Panel Session: Whose Peace?

Exploring sites for practicing peace

Who is the bringer of peace? If peace can be built, then, by whom, and for whom? If we call for peace, who will give it, or make it happen? By which means? That is, can force, war and militarised means bring peace? Can peace also be built in our everyday lives? Is it you and me who can contribute to peace, here and now?

These and more questions are posed when common assumptions about peace are under scrutiny by peace researchers and the audience. In the session, we will take a look at how the meaning of peace is socially constructed and contested. Drawing on the case of Iranian women, Finnish conscientious objectors, and the different narratives of the war in Ukraine, we discuss the different ways to imagine peace. We do so by looking at the forms peace takes in the world and in ourselves, and the power, agency and relations in making peace possible

Speakers

Myungjin Moon

Myungjin (he/him) is a doctoral researcher at Tampere Peace Research Institute (TAPRI). With a background in the peace movement in South Korea, his current research interests centre on the workings of militarisation and resistance to it in the Finnish context.

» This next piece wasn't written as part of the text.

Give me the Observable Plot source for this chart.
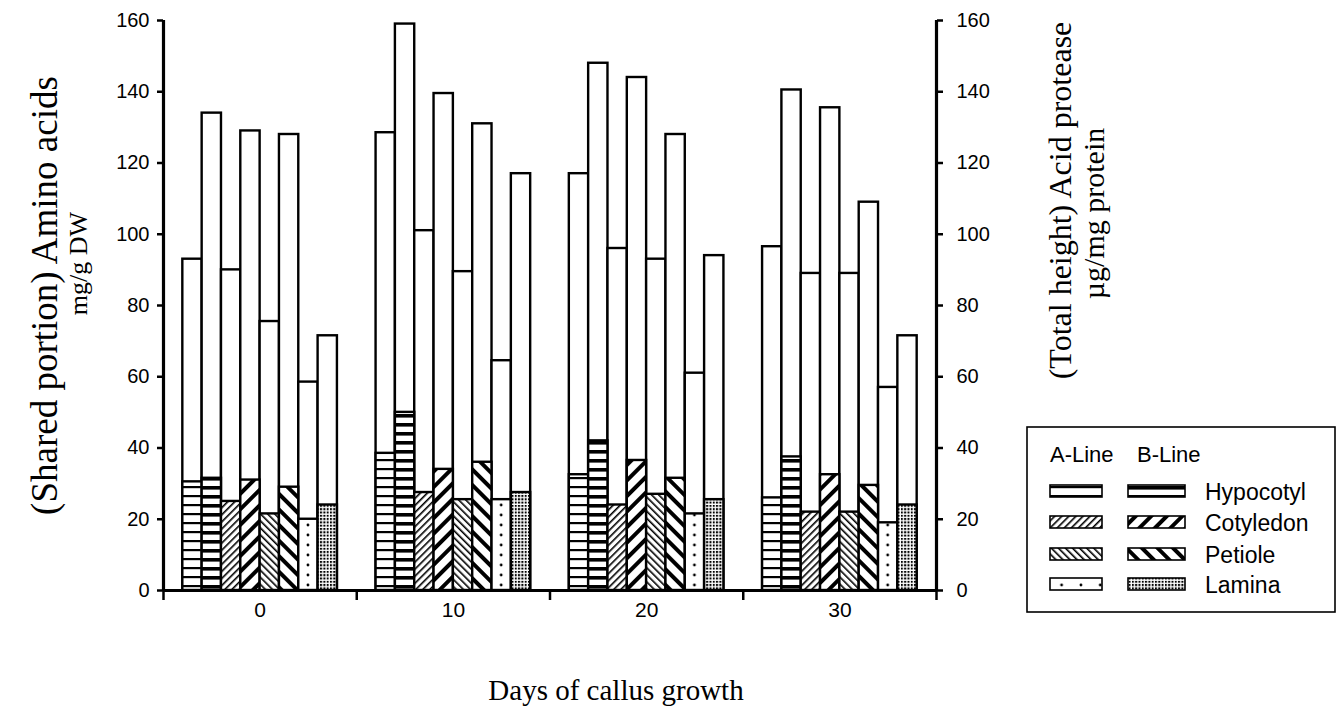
<!DOCTYPE html>
<html>
<head>
<meta charset="utf-8">
<script src="https://cdn.jsdelivr.net/npm/d3@7"></script>
<script src="https://cdn.jsdelivr.net/npm/@observablehq/plot@0.6"></script>
<style>
  html, body { margin: 0; padding: 0; background: white; }
  #wrap { position: relative; width: 1340px; height: 710px; overflow: hidden; }
  #legend { position: absolute; left: 0; top: 0; }
</style>
</head>
<body>
<svg id="defs" width="0" height="0" style="position:absolute">
  <defs>
    <pattern id="p-A-Hypocotyl" patternUnits="userSpaceOnUse" width="8" height="9">
      <rect width="8" height="9" fill="white"/><rect y="0" width="8" height="2.2" fill="black"/>
    </pattern>
    <pattern id="p-B-Hypocotyl" patternUnits="userSpaceOnUse" width="8" height="9">
      <rect width="8" height="9" fill="white"/><rect y="0" width="8" height="3.6" fill="black"/>
    </pattern>
    <pattern id="p-A-Cotyledon" patternUnits="userSpaceOnUse" width="5" height="5" patternTransform="rotate(45)">
      <rect width="5" height="5" fill="white"/><rect width="1.6" height="5" fill="black"/>
    </pattern>
    <pattern id="p-B-Cotyledon" patternUnits="userSpaceOnUse" width="11" height="11" patternTransform="rotate(45)">
      <rect width="11" height="11" fill="white"/><rect width="4" height="11" fill="black"/>
    </pattern>
    <pattern id="p-A-Petiole" patternUnits="userSpaceOnUse" width="5" height="5" patternTransform="rotate(-45)">
      <rect width="5" height="5" fill="white"/><rect width="1.6" height="5" fill="black"/>
    </pattern>
    <pattern id="p-B-Petiole" patternUnits="userSpaceOnUse" width="11" height="11" patternTransform="rotate(-45)">
      <rect width="11" height="11" fill="white"/><rect width="4" height="11" fill="black"/>
    </pattern>
    <pattern id="p-A-Lamina" patternUnits="userSpaceOnUse" width="19.325" height="10">
      <rect width="19.325" height="10" fill="white"/><circle cx="9.7" cy="5" r="1.4" fill="black"/>
    </pattern>
    <pattern id="p-B-Lamina" patternUnits="userSpaceOnUse" width="3.3" height="3.3">
      <rect width="3.3" height="3.3" fill="white"/><rect width="2" height="2" fill="black"/>
    </pattern>
  </defs>
</svg>
<div id="wrap"></div>
<script>
// ---------- data ----------
const days = [0, 10, 20, 30];
const lines = ["A", "B"];
const lineLabels = ["A-Line", "B-Line"];
const tissues = ["Hypocotyl", "Cotyledon", "Petiole", "Lamina"];
// bar order inside each day: A-Hyp, B-Hyp, A-Cot, B-Cot, A-Pet, B-Pet, A-Lam, B-Lam
// total bar height = acid protease (µg/mg protein)
const totalDay0  = [93, 134, 90, 129, 75.5, 128, 58.5, 71.5];
const totalDay10 = [128.5, 159, 101, 139.5, 89.5, 131, 64.5, 117];
const totalDay20 = [117, 148, 96, 144, 93, 128, 61, 94];
const totalDay30 = [96.5, 140.5, 89, 135.5, 89, 109, 57, 71.5];
// shared (patterned) portion = amino acids (mg/g DW)
const sharedDay0  = [30.5, 31.5, 25, 31, 21.5, 29, 20, 24];
const sharedDay10 = [38.5, 50, 27.5, 34, 25.5, 36, 25.5, 27.5];
const sharedDay20 = [32.5, 42, 24, 36.5, 27, 31.5, 21.5, 25.5];
const sharedDay30 = [26, 37.5, 22, 32.5, 22, 29.5, 19, 24];
const yTicks = [0, 20, 40, 60, 80, 100, 120, 140, 160];
const xBoundaryTicks = [-5, 5, 15, 25, 35];

const totals = [totalDay0, totalDay10, totalDay20, totalDay30];
const shareds = [sharedDay0, sharedDay10, sharedDay20, sharedDay30];

const rows = [];
days.forEach((day, j) => {
  tissues.forEach((tissue, k) => {
    lines.forEach((line, m) => {
      const slot = 2 * k + m;
      rows.push({day, tissue, line, slot, total: totals[j][slot], shared: shareds[j][slot]});
    });
  });
});

// ---------- layout ----------
const W = 1340, H = 710;
const mL = 163, mR = 404, mT = 20, mB = 120;
const xDomain = [-5, 35];
const serif = "'Liberation Serif', 'Times New Roman', serif";
const sans = "'Liberation Sans', Arial, sans-serif";

const bx1 = d => d.day - 4 + d.slot;
const bx2 = d => d.day - 3 + d.slot;

const plot = Plot.plot({
  width: W, height: H,
  marginLeft: mL, marginRight: mR, marginTop: mT, marginBottom: mB,
  style: {fontFamily: sans, fontSize: "20px", background: "white", color: "black", overflow: "visible"},
  x: {domain: xDomain},
  y: {domain: [0, 160]},
  color: {type: "identity"},
  marks: [
    Plot.rect(rows, {x1: bx1, x2: bx2, y1: 0, y2: "total", fill: "white", stroke: "black", strokeWidth: 2.4}),
    Plot.rect(rows, {x1: bx1, x2: bx2, y1: 0, y2: "shared", fill: d => `url(#p-${d.line}-${d.tissue})`, stroke: "black", strokeWidth: 2.4}),
    Plot.axisY({anchor: "left", ticks: yTicks, tickSize: 6, tickPadding: 8, label: null, strokeWidth: 2.5, fontSize: 20}),
    Plot.axisY({anchor: "right", ticks: yTicks, tickSize: 6, tickPadding: 14, label: null, strokeWidth: 2.5, fontSize: 20}),
    Plot.axisX({ticks: xBoundaryTicks, tickSize: 10, tickFormat: () => "", label: null, strokeWidth: 2.5}),
    Plot.axisX({ticks: days, tickSize: 0, tickPadding: 12, label: null, fontSize: 21}),
    Plot.ruleX([xDomain[0], xDomain[1]], {y1: 0, y2: 160, strokeWidth: 3.2}),
    Plot.ruleY([0], {strokeWidth: 3.2}),
    Plot.text(["(Shared portion) Amino acids"], {frameAnchor: "left", textAnchor: "middle", lineAnchor: "middle", rotate: -90, dx: -118, dy: -10, fontFamily: serif, fontSize: 37}),
    Plot.text(["mg/g DW"], {frameAnchor: "left", textAnchor: "middle", lineAnchor: "middle", rotate: -90, dx: -85, dy: -42, fontFamily: serif, fontSize: 26}),
    Plot.text(["(Total height) Acid protease"], {frameAnchor: "right", textAnchor: "middle", lineAnchor: "middle", rotate: -90, dx: 124, dy: -105, fontFamily: serif, fontSize: 32}),
    Plot.text(["µg/mg protein"], {frameAnchor: "right", textAnchor: "middle", lineAnchor: "middle", rotate: -90, dx: 158, dy: -92, fontFamily: serif, fontSize: 30}),
    Plot.text(["Days of callus growth"], {frameAnchor: "bottom", textAnchor: "middle", lineAnchor: "middle", dx: 66, dy: 100, fontFamily: serif, fontSize: 29})
  ]
});

document.getElementById("wrap").appendChild(plot);

// align the lamina dot pattern to the bar grid using the same linear mapping as the x scale
const xs = d3.scaleLinear(xDomain, [mL, W - mR]);
const barW = xs(1) - xs(0);
const patA = document.getElementById("p-A-Lamina");
patA.setAttribute("width", barW);
patA.setAttribute("x", xs(-4));
patA.querySelector("rect").setAttribute("width", barW);
patA.querySelector("circle").setAttribute("cx", barW / 2);

// ---------- legend (overlay) ----------
const leg = d3.select("#wrap").append("svg")
  .attr("id", "legend").attr("width", W).attr("height", H)
  .style("pointer-events", "none");
leg.append("rect").attr("x", 1027).attr("y", 427).attr("width", 308).attr("height", 185)
  .attr("fill", "white").attr("stroke", "black").attr("stroke-width", 1.6);
const headX = [1050, 1137];
lineLabels.forEach((t, m) => {
  leg.append("text").attr("x", headX[m]).attr("y", 462).attr("font-family", sans)
    .attr("font-size", 22).text(t);
});
const rowY = [491, 522, 554, 584];
const swX = [[1050, 52], [1128, 57]];
tissues.forEach((tissue, k) => {
  lines.forEach((line, m) => {
    leg.append("rect").attr("x", swX[m][0]).attr("y", rowY[k] - 6).attr("width", swX[m][1]).attr("height", 12)
      .attr("fill", `url(#p-${line}-${tissue})`).attr("stroke", "black").attr("stroke-width", 1.6);
  });
  leg.append("text").attr("x", 1205).attr("y", rowY[k] + 9).attr("font-family", sans)
    .attr("font-size", 23).text(tissue);
});
</script>
</body>
</html>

Situated at the intersection of feminist peace research, critical studies on men and masculinities, and critical military studies, his dissertation focuses on Finnish conscientious objectors who refuse military service yet choose care work. It explores the potential, tensions, and implications of caring masculinities in destabilising hegemonic masculinities against the backdrop of militarisation in Finland.

Zahra Edalati

Zahra (she) is a doctoral researcher at Tampere University. She holds two master’s degrees: one in Peace and Conflict Research from Tampere university, and the other in Communication and Journalism from Iran. Her PhD research explores transnational networks of solidarity among Iranian women both in Iran and the diaspora, with a focus on how the experiences of women from diverse backgrounds and politicization processes shape their perceptions and their differentiated positions on gender issues in Iran.

Zahra’s research interests include feminist auto-ethnography, feminist peace, intersectionality, identity politics, and decolonizing perspective. She has teaching experience in courses such as Feminist Peace, Memory Politics, and Decolonial Peace.

Juulia Niiniranta

Juulia is a doctoral researcher at Tampere Peace Research Institute TAPRI.

With a background in moral and social philosophy, Juulia currently works with her doctoral research project dealing with peace narratives by people living in war affected circumstances. The research also explores the potential of photography in peace research, using photography as a primary language with participants. Visual narratives convey alternative stories of war and peace, stories where hope, recovery and capability are present.

Outside the academia, Juulia works at art department in film productions, do illustrations and photography, and voluntary work in Youth Walk in -therapy consultation.

Sina Jasmin Krämer

Sina (she/her) is a doctoral researcher at Tampere Peace Research Institute (TAPRI), focusing on the construction of emotions and memories of German National Socialism. Beyond this focus, she writes on the impact of gender norms on psychosocial peacebuilding, neuroscience and peacebuilding, trauma-informed peacebuilding, and critical perspectives on resilience in the European Nordics.

Sina holds a Master of Philosophy in International Peace Studies from Trinity College Dublin and has an academic background in psychology. Her interdisciplinary research focuses on feminist peace studies and psychology, examining the impact of trauma, memory, and emotions on post-conflict societies and peacebuilding efforts.